# WHAT TO WORK ON:
Copy all the material that follows, keeping every character the same.

==== INFORMATION PROVIDED

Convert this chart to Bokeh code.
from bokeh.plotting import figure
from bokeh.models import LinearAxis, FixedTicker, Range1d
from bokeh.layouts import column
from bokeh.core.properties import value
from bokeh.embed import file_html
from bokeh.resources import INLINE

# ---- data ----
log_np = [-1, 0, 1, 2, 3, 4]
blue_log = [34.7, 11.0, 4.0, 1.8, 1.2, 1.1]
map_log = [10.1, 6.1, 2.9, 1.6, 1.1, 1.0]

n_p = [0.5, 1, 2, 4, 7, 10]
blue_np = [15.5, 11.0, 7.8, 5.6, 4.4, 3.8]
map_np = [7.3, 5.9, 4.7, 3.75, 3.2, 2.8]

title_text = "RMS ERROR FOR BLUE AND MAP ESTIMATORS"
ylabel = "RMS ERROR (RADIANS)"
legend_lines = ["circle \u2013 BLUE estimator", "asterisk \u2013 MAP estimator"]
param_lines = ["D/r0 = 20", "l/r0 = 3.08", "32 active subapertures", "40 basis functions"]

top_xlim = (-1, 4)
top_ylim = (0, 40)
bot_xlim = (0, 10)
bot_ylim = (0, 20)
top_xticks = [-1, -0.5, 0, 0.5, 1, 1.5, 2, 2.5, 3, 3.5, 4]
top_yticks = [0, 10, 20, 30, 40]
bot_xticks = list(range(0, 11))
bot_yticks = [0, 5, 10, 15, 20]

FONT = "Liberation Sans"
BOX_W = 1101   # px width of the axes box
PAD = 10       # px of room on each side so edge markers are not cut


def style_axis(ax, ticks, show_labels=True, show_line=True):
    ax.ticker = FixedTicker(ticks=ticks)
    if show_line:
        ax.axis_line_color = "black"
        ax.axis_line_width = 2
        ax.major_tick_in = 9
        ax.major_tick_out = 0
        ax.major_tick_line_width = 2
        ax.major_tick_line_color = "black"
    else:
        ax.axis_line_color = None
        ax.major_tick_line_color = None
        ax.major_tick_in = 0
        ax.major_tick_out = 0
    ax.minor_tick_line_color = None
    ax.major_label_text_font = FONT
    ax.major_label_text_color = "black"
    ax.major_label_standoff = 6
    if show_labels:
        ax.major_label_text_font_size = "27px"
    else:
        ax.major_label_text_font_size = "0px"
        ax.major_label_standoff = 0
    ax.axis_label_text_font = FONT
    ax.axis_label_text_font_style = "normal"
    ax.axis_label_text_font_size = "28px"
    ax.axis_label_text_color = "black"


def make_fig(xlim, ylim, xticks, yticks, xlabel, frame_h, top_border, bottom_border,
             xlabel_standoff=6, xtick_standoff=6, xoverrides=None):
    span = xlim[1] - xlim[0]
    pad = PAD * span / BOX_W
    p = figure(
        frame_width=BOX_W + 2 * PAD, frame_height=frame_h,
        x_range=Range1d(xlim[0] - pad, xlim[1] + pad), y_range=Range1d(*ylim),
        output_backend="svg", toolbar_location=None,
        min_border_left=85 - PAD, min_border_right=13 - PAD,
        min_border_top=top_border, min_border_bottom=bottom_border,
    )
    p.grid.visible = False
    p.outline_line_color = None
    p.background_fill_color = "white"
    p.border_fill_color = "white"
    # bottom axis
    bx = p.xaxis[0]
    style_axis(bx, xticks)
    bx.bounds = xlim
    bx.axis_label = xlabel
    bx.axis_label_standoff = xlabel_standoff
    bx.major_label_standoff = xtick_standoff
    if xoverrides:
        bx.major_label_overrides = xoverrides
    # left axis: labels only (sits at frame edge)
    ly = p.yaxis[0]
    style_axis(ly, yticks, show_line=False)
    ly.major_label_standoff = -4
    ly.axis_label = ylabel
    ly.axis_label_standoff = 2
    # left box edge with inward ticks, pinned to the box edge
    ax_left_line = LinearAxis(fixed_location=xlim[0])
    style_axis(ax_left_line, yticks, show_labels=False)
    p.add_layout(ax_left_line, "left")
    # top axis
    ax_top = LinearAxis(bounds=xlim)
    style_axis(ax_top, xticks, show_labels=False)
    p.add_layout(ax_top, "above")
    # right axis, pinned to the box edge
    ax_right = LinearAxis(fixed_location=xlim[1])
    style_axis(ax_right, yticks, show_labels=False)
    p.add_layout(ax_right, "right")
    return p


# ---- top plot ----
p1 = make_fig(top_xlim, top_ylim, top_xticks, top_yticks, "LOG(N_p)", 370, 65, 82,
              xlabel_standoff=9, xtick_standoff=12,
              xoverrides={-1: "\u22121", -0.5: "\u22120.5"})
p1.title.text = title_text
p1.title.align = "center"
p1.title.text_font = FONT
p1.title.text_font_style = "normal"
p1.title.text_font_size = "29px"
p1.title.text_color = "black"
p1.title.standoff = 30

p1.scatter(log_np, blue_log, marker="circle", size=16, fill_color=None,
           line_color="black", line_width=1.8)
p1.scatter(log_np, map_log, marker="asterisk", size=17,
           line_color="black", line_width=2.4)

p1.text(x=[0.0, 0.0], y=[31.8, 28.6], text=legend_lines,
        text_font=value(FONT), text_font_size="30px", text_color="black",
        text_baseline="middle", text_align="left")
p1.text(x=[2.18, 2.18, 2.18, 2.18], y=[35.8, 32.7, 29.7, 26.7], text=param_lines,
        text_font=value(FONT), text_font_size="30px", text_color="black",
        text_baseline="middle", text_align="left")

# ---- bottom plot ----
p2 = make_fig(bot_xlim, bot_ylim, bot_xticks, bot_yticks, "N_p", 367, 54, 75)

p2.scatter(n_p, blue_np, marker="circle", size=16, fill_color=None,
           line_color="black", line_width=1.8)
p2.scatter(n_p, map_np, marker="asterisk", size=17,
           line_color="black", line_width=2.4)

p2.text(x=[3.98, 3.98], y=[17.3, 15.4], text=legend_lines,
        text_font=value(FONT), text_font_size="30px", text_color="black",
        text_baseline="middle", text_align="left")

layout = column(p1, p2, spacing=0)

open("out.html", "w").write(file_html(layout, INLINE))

========

# IN RESPONSE:
Convert this chart to Bokeh code.
from bokeh.plotting import figure
from bokeh.models import LinearAxis, FixedTicker, Range1d
from bokeh.layouts import column
from bokeh.core.properties import value
from bokeh.embed import file_html
from bokeh.resources import INLINE

# ---- data ----
log_np = [-1, 0, 1, 2, 3, 4]
blue_log = [34.7, 11.0, 4.0, 1.8, 1.2, 1.1]
map_log = [10.1, 6.1, 2.9, 1.6, 1.1, 1.0]

n_p = [0.5, 1, 2, 4, 7, 10]
blue_np = [15.5, 11.0, 7.8, 5.6, 4.4, 3.8]
map_np = [7.3, 5.9, 4.7, 3.75, 3.2, 2.8]

title_text = "RMS ERROR FOR BLUE AND MAP ESTIMATORS"
ylabel = "RMS ERROR (RADIANS)"
legend_lines = ["circle \u2013 BLUE estimator", "asterisk \u2013 MAP estimator"]
param_lines = ["D/r0 = 20", "l/r0 = 3.08", "32 active subapertures", "40 basis functions"]

top_xlim = (-1, 4)
top_ylim = (0, 40)
bot_xlim = (0, 10)
bot_ylim = (0, 20)
top_xticks = [-1, -0.5, 0, 0.5, 1, 1.5, 2, 2.5, 3, 3.5, 4]
top_yticks = [0, 10, 20, 30, 40]
bot_xticks = list(range(0, 11))
bot_yticks = [0, 5, 10, 15, 20]

FONT = "Liberation Sans"
BOX_W = 1101   # px width of the axes box
PAD = 10       # px of room on each side so edge markers are not cut


def style_axis(ax, ticks, show_labels=True, show_line=True):
    ax.ticker = FixedTicker(ticks=ticks)
    if show_line:
        ax.axis_line_color = "black"
        ax.axis_line_width = 2
        ax.major_tick_in = 9
        ax.major_tick_out = 0
        ax.major_tick_line_width = 2
        ax.major_tick_line_color = "black"
    else:
        ax.axis_line_color = None
        ax.major_tick_line_color = None
        ax.major_tick_in = 0
        ax.major_tick_out = 0
    ax.minor_tick_line_color = None
    ax.major_label_text_font = FONT
    ax.major_label_text_color = "black"
    ax.major_label_standoff = 6
    if show_labels:
        ax.major_label_text_font_size = "27px"
    else:
        ax.major_label_text_font_size = "0px"
        ax.major_label_standoff = 0
    ax.axis_label_text_font = FONT
    ax.axis_label_text_font_style = "normal"
    ax.axis_label_text_font_size = "28px"
    ax.axis_label_text_color = "black"


def make_fig(xlim, ylim, xticks, yticks, xlabel, frame_h, top_border, bottom_border,
             xlabel_standoff=6, xtick_standoff=6, xoverrides=None):
    span = xlim[1] - xlim[0]
    pad = PAD * span / BOX_W
    p = figure(
        frame_width=BOX_W + 2 * PAD, frame_height=frame_h,
        x_range=Range1d(xlim[0] - pad, xlim[1] + pad), y_range=Range1d(*ylim),
        output_backend="svg", toolbar_location=None,
        min_border_left=85 - PAD, min_border_right=13 - PAD,
        min_border_top=top_border, min_border_bottom=bottom_border,
    )
    p.grid.visible = False
    p.outline_line_color = None
    p.background_fill_color = "white"
    p.border_fill_color = "white"
    # bottom axis
    bx = p.xaxis[0]
    style_axis(bx, xticks)
    bx.bounds = xlim
    bx.axis_label = xlabel
    bx.axis_label_standoff = xlabel_standoff
    bx.major_label_standoff = xtick_standoff
    if xoverrides:
        bx.major_label_overrides = xoverrides
    # left axis: labels only (sits at frame edge)
    ly = p.yaxis[0]
    style_axis(ly, yticks, show_line=False)
    ly.major_label_standoff = -4
    ly.axis_label = ylabel
    ly.axis_label_standoff = 2
    # left box edge with inward ticks, pinned to the box edge
    ax_left_line = LinearAxis(fixed_location=xlim[0])
    style_axis(ax_left_line, yticks, show_labels=False)
    p.add_layout(ax_left_line, "left")
    # top axis
    ax_top = LinearAxis(bounds=xlim)
    style_axis(ax_top, xticks, show_labels=False)
    p.add_layout(ax_top, "above")
    # right axis, pinned to the box edge
    ax_right = LinearAxis(fixed_location=xlim[1])
    style_axis(ax_right, yticks, show_labels=False)
    p.add_layout(ax_right, "right")
    return p


# ---- top plot ----
p1 = make_fig(top_xlim, top_ylim, top_xticks, top_yticks, "LOG(N_p)", 370, 65, 82,
              xlabel_standoff=9, xtick_standoff=12,
              xoverrides={-1: "\u22121", -0.5: "\u22120.5"})
p1.title.text = title_text
p1.title.align = "center"
p1.title.text_font = FONT
p1.title.text_font_style = "normal"
p1.title.text_font_size = "29px"
p1.title.text_color = "black"
p1.title.standoff = 30

p1.scatter(log_np, blue_log, marker="circle", size=16, fill_color=None,
           line_color="black", line_width=1.8)
p1.scatter(log_np, map_log, marker="asterisk", size=17,
           line_color="black", line_width=2.4)

p1.text(x=[0.0, 0.0], y=[31.8, 28.6], text=legend_lines,
        text_font=value(FONT), text_font_size="30px", text_color="black",
        text_baseline="middle", text_align="left")
p1.text(x=[2.18, 2.18, 2.18, 2.18], y=[35.8, 32.7, 29.7, 26.7], text=param_lines,
        text_font=value(FONT), text_font_size="30px", text_color="black",
        text_baseline="middle", text_align="left")

# ---- bottom plot ----
p2 = make_fig(bot_xlim, bot_ylim, bot_xticks, bot_yticks, "N_p", 367, 54, 75)

p2.scatter(n_p, blue_np, marker="circle", size=16, fill_color=None,
           line_color="black", line_width=1.8)
p2.scatter(n_p, map_np, marker="asterisk", size=17,
           line_color="black", line_width=2.4)

p2.text(x=[3.98, 3.98], y=[17.3, 15.4], text=legend_lines,
        text_font=value(FONT), text_font_size="30px", text_color="black",
        text_baseline="middle", text_align="left")

layout = column(p1, p2, spacing=0)

open("out.html", "w").write(file_html(layout, INLINE))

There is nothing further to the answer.